Four years ago, I was 17 years old playing on the LPGA Tour with no status. That meant that I had to go to Monday qualifiers and try to get an exemption to the event. I competed against some 30 girls for two spots to get into the tournament field, and won. After practicing that week, I teed up on Thursday wanting to make the cut. I went really low the first two rounds, and saw that I had real potential going into that weekend. Everything just fell my way: I got a lot of great breaks, playing probably the best golf I’d ever played and mentally I wanted it so badly that nothing was going to get in my way.

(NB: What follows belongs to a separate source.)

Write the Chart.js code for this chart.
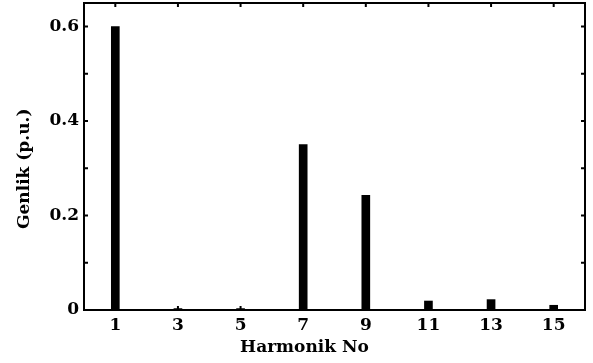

On Sunday, my game plan was to play smart and separate myself from the field. Through the first five holes, I was around even par. I finally said to myself, I have to do something here. Then I started to make a couple birdies, and take the lead on my own. At hole 17, I just made birdie—I glanced at the scoreboard and realized that I had a nine-shot lead. I thought, Okay, as long I don’t do anything really stupid on this next hole, this tournament is mine. Knowing you’re about to win it all is a feeling I’ll never forget.
Earlier that season, I was in the lead going into the final round at the Swinging Skirts LPGA Classic in San Francisco. I was playing with Morgan Pressel, one of my biggest role models growing up. I wasn’t as focused, and [I was] a bit distracted because I admired her so much. I couldn’t get the job done—I ended up finishing third that weekend, which was heart-wrenching. From that point on, I realized that if I got in that position again, I knew what I had to do.
When I teed up on the final hole, it was a little right hit in the bunker, so I was smart about it. I was trying to focus on what I could do. I tried to block out any thoughts that took me away from that moment. Morgan was in the final group with me that day, so I was motivated to prove to her—and everyone else—that I could win. I chipped out, hit a nine, and ended up on the green and two-putted for bogey. I still won by eight shots.
When that final putt went in, the crowd was cheering me on and my family and friends ran out and drenched me with champagne. And when I was finally able to hoist that trophy, I experienced a deep sense of gratitude. I think it was pretty special for the whole country. Sometimes it’s really hard to believe when great moments like that happen to you. All of my training and hard work was realized in that moment, winning for God, my family, and Canada. It gave me a lot of confidence and momentum moving forward. Gaining my LPGA tour status meant that I could play with the best in the world every single week. I was no longer fighting to win qualifiers or begging executives to get into tournaments—I made it in on my own. And receiving that winner’s cheque was pretty awesome, too.
Winning that tournament proved, not only to everyone else, but to myself, that I was good enough.